**DIRECTION**
Only the lines from the start of the data through the line with "delay_us = [1.0, 69, 780, 8800]" belong in the copy. Restate them word for word, minus the pictures.
• • • •
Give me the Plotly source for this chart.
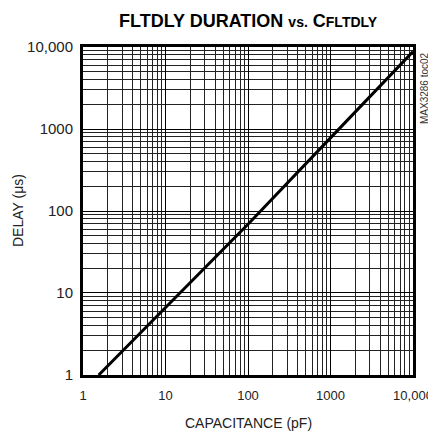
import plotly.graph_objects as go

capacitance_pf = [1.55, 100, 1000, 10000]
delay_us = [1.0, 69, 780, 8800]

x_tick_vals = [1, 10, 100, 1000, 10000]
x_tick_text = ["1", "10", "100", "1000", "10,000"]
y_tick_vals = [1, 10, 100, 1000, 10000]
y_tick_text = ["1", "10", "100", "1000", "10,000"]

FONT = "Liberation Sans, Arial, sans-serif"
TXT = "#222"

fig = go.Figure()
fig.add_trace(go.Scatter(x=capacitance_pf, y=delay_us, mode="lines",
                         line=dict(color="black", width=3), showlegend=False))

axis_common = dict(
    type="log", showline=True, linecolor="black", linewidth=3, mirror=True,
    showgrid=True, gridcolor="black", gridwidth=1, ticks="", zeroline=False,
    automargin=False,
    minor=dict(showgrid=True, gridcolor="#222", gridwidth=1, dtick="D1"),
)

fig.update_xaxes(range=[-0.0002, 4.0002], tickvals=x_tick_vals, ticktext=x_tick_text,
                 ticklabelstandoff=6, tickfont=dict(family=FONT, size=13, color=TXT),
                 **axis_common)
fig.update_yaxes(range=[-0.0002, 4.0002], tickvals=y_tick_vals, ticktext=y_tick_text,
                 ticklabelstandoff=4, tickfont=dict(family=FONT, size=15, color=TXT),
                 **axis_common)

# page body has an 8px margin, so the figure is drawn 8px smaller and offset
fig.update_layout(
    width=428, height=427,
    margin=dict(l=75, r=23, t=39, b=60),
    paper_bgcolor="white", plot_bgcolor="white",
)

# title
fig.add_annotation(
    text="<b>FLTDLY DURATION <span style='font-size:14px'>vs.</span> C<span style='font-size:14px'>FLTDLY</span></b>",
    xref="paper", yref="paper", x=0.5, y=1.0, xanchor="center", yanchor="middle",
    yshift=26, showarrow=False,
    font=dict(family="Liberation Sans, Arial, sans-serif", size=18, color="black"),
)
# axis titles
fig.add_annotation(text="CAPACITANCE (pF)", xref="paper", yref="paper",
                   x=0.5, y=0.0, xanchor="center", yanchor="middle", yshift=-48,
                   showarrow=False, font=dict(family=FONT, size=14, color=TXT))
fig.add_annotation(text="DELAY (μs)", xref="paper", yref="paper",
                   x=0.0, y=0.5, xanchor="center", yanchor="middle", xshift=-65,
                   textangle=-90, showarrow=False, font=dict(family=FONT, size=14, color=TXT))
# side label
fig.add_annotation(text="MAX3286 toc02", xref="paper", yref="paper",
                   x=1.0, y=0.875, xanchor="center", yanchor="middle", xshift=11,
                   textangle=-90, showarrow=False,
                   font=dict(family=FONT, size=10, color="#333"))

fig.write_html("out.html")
• • • •
**RESPONSE BELOW**
Give me the Plotly source for this chart.
import plotly.graph_objects as go

capacitance_pf = [1.55, 100, 1000, 10000]
delay_us = [1.0, 69, 780, 8800]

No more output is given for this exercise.